• What you need to do: Extract everything from the first line through the line with "const H = 667;", both ends included, except for any pictures.

• Given information:
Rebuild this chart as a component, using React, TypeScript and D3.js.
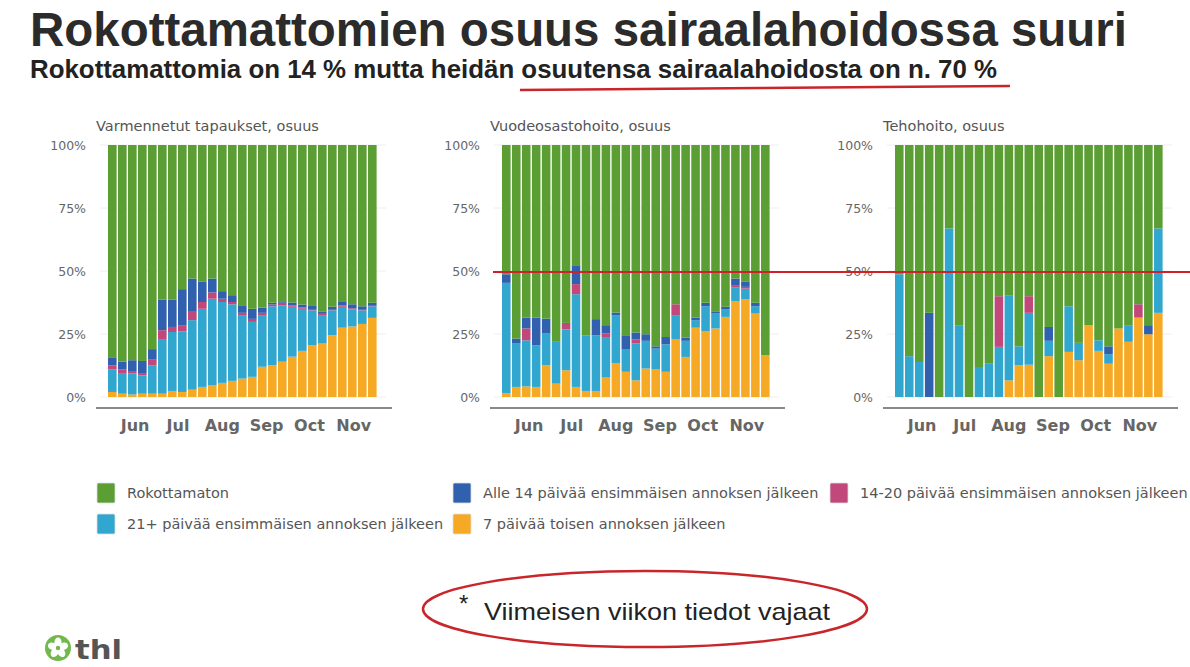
import React from "react";
import * as d3 from "d3";

const W = 1190;
const H = 667;

const startDate = new Date(2021, 4, 13);
const weekCount = 27;
const monthTicks = ["Jun", "Jul", "Aug", "Sep", "Oct", "Nov"];
const yTicks = [0, 25, 50, 75, 100];

const seriesKeys = ["second", "first21", "first14_20", "firstUnder14", "unvacc"];
const seriesLabels: Record<string, string> = {
  unvacc: "Rokottamaton",
  firstUnder14: "Alle 14 päivää ensimmäisen annoksen jälkeen",
  first14_20: "14-20 päivää ensimmäisen annoksen jälkeen",
  first21: "21+ päivää ensimmäisen annoksen jälkeen",
  second: "7 päivää toisen annoksen jälkeen",
};
const seriesColors: Record<string, string> = {
  unvacc: "#5a9e34",
  firstUnder14: "#3160ae",
  first14_20: "#c2477a",
  first21: "#31a7cf",
  second: "#f6a924",
};

// Panel 1: Varmennetut tapaukset
const casesSecond = [2, 1.3, 1, 1.3, 1.3, 1.3, 2.4, 2, 2.9, 4, 4.6, 5.6, 6.4, 7.3, 8, 12, 12.6, 14, 16, 18.3, 20.5, 21.2, 24.5, 27.5, 28, 29, 31.4];
const casesFirst21 = [9, 8.2, 8.3, 7.3, 11.3, 21.7, 23.4, 24, 27.6, 31, 34.4, 32.1, 30.4, 25.2, 21.8, 20.5, 23.4, 22.4, 19.8, 16.7, 13.9, 11.3, 9.9, 8.3, 6.7, 5.4, 4.6];
const cases14_20 = [1.5, 1.5, 1, 0.9, 2.2, 3.5, 2, 2.5, 3.3, 2.7, 2.5, 1.3, 0.9, 0.9, 1.2, 0.9, 0.7, 1, 0.5, 0.5, 0.5, 0.5, 0.5, 0.5, 0.5, 0.5, 0.5];
const casesUnder14 = [3, 3, 4.3, 4.8, 4.2, 12.2, 10.9, 14.3, 13.2, 8, 5.5, 3, 2.7, 3, 4, 2.1, 0.7, 0.6, 1.2, 1.2, 1.5, 0.8, 0.9, 1.4, 1.6, 1.1, 0.9];

// Panel 2: Vuodeosastohoito
const wardSecond = [1.6, 4, 4.2, 4, 12.6, 5.3, 10.6, 4, 2.4, 2.4, 7.7, 13.5, 10, 6.6, 11.3, 10.9, 10, 22.8, 15.9, 27.5, 26.2, 27.2, 31.8, 38.1, 38.7, 33.1, 16.6];
const wardFirst21 = [43.7, 17.2, 18.3, 16.5, 12.6, 16.6, 16.2, 36.8, 22.1, 22.1, 16.1, 19, 8.8, 14.6, 11, 8.3, 10.9, 9.7, 6.4, 3, 9.8, 5.9, 2.9, 5.3, 4.3, 2.9, 0];
const ward14_20 = [0, 0, 4.7, 0, 0, 0, 2.6, 4, 0, 0, 1.4, 0, 0, 1.6, 0, 0, 0, 4.3, 0, 0, 0, 0, 0, 1, 0.7, 0, 0];
const wardUnder14 = [3.4, 2, 4.3, 11, 5.9, 0, 0, 7.2, 0, 6.4, 3.3, 1, 5.7, 2.8, 2.6, 0.9, 2.9, 0, 1.3, 1, 1.4, 0.9, 1.1, 2.6, 2, 1.4, 0];

// Panel 3: Tehohoito
const icuSecond = [0, 0, 0, 0, 0, 0, 0, 0, 0, 0, 0, 6.6, 12.6, 12.8, 0, 16.2, 0, 17.9, 14.6, 28.5, 18.3, 13.2, 27.2, 21.9, 31.5, 24.9, 33.4];
const icuFirst21 = [48.7, 16.2, 13.9, 0, 0, 66.9, 28.5, 0, 11.9, 13.2, 19.9, 33.8, 7.5, 20.6, 0, 6.1, 0, 18.1, 6.9, 0, 4.2, 3.8, 0, 6.6, 0, 0, 33.5];
const icu14_20 = [0, 0, 0, 0, 0, 0, 0, 0, 0, 0, 20.1, 0, 0, 6.6, 0, 0, 0, 0, 0, 0, 0, 0, 0, 0, 5.3, 0, 0];
const icuUnder14 = [0, 0, 0, 33.4, 0, 0, 0, 0, 0, 0, 0, 0, 0, 0, 0, 5.5, 0, 0, 0, 0, 0, 3.1, 0, 0, 0, 3.6, 0];

type Row = { [k: string]: number };

function buildRows(second: number[], f21: number[], f1420: number[], fu14: number[]): Row[] {
  return second.map((_, i) => {
    const other = second[i] + f21[i] + f1420[i] + fu14[i];
    return {
      week: i,
      second: second[i],
      first21: f21[i],
      first14_20: f1420[i],
      firstUnder14: fu14[i],
      unvacc: 100 - other,
    };
  });
}

const panels = [
  { title: "Varmennetut tapaukset, osuus", x0: 108, x1: 378, rows: buildRows(casesSecond, casesFirst21, cases14_20, casesUnder14) },
  { title: "Vuodeosastohoito, osuus", x0: 502, x1: 771, rows: buildRows(wardSecond, wardFirst21, ward14_20, wardUnder14) },
  { title: "Tehohoito, osuus", x0: 895, x1: 1164, rows: buildRows(icuSecond, icuFirst21, icu14_20, icuUnder14) },
];

const y = d3.scaleLinear().domain([0, 100]).range([397, 145]);
const endDate = d3.timeDay.offset(startDate, weekCount * 7);

function Panel({ p }: { p: (typeof panels)[number] }) {
  const x = d3.scaleTime().domain([startDate, endDate]).range([p.x0, p.x1]);
  const stack = d3.stack<Row>().keys(seriesKeys)(p.rows);
  const months = d3.timeMonth.range(new Date(2021, 5, 1), new Date(2021, 11, 1));
  const font = "DejaVu Sans, sans-serif";
  return (
    <g>
      <text x={p.x0 - 12} y={131} fontSize={14.5} fill="#555" fontFamily={font}>
        {p.title}
      </text>
      {yTicks.map((t) => (
        <g key={t}>
          <line x1={p.x0 - 8} x2={p.x1 + 8} y1={y(t)} y2={y(t)} stroke="#eeeeee" strokeWidth={1} />
          <text x={p.x0 - 22} y={y(t) + 4.5} fontSize={12.5} fill="#666" textAnchor="end" fontFamily={font}>
            {t}%
          </text>
        </g>
      ))}
      {stack.map((layer) => (
        <g key={layer.key} fill={seriesColors[layer.key]}>
          {layer.map((d, i) => {
            const a = d3.timeDay.offset(startDate, i * 7);
            const b = d3.timeDay.offset(startDate, i * 7 + 7);
            const h = y(d[0]) - y(d[1]);
            if (h <= 0) return null;
            return <rect key={i} x={x(a)} width={x(b) - x(a) - 1.4} y={y(d[1])} height={h} />;
          })}
        </g>
      ))}
      <line x1={p.x0 - 12} x2={p.x1 + 14} y1={408} y2={408} stroke="#888" strokeWidth={2} />
      {months.map((m, i) => (
        <text key={i} x={x(m)} y={431} fontSize={16} fontWeight="bold" fill="#666" textAnchor="middle" fontFamily={font}>
          {monthTicks[i]}
        </text>
      ))}
    </g>
  );
}

const legendItems = [
  { key: "unvacc", x: 97, y: 483 },
  { key: "firstUnder14", x: 453, y: 483 },
  { key: "first14_20", x: 830, y: 483 },
  { key: "first21", x: 97, y: 514 },
  { key: "second", x: 453, y: 514 },
];

export default function App() {
  const sans = "Liberation Sans, Arial, sans-serif";
  return (
    <div style={{ position: "absolute", left: 0, top: 0 }}>
      <svg width={W} height={H} style={{ display: "block", background: "#fff" }}>
        <text x={30} y={46} fontSize={48} fontWeight="bold" fill="#2b2b2b" fontFamily={sans} textLength={1097} lengthAdjust="spacingAndGlyphs">
          Rokottamattomien osuus sairaalahoidossa suuri
        </text>
        <text x={30} y={78} fontSize={25} fontWeight="bold" fill="#222" fontFamily={sans} textLength={967} lengthAdjust="spacingAndGlyphs">
          Rokottamattomia on 14 % mutta heidän osuutensa sairaalahoidosta on n. 70 %
        </text>
        <path d="M520,90 L640,89 L760,88 L880,87 L1010,86" stroke="#c8262b" strokeWidth={2.5} fill="none" />

        {panels.map((p, i) => (
          <Panel key={i} p={p} />
        ))}

        <line x1={493} x2={1190} y1={272} y2={272} stroke="#d0202a" strokeWidth={2} />

        {legendItems.map((l) => (
          <g key={l.key}>
            <rect x={l.x} y={l.y} width={18} height={20} rx={1.5} fill={seriesColors[l.key]} stroke="#ddd" strokeWidth={0.8} />
            <text x={l.x + 30} y={l.y + 15} fontSize={14.5} fill="#555" fontFamily="DejaVu Sans, sans-serif">
              {seriesLabels[l.key]}
            </text>
          </g>
        ))}

        <ellipse cx={645} cy={609} rx={222} ry={38} fill="none" stroke="#c8262b" strokeWidth={2.5} />
        <text x={459} y={612} fontSize={24} fill="#222" fontFamily={sans}>*</text>
        <text x={484} y={620} fontSize={24} fill="#222" fontFamily={sans} textLength={346} lengthAdjust="spacingAndGlyphs">
          Viimeisen viikon tiedot vajaat
        </text>

        <g transform="translate(58,648)">
          <circle r={13} fill="#72b84a" />
          {[0, 72, 144, 216, 288].map((a) => (
            <ellipse key={a} cx={0} cy={-5.5} rx={3.6} ry={5} fill="#fff" transform={`rotate(${a})`} />
          ))}
          <circle r={2.2} fill="#72b84a" />
        </g>
        <text x={75} y={659} fontSize={27} fontWeight="bold" fill="#555" fontFamily="DejaVu Sans, sans-serif" textLength={47} lengthAdjust="spacingAndGlyphs">
          thl
        </text>
      </svg>
    </div>
  );
}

• Completed task:
Rebuild this chart as a component, using React, TypeScript and D3.js.
import React from "react";
import * as d3 from "d3";

const W = 1190;
const H = 667;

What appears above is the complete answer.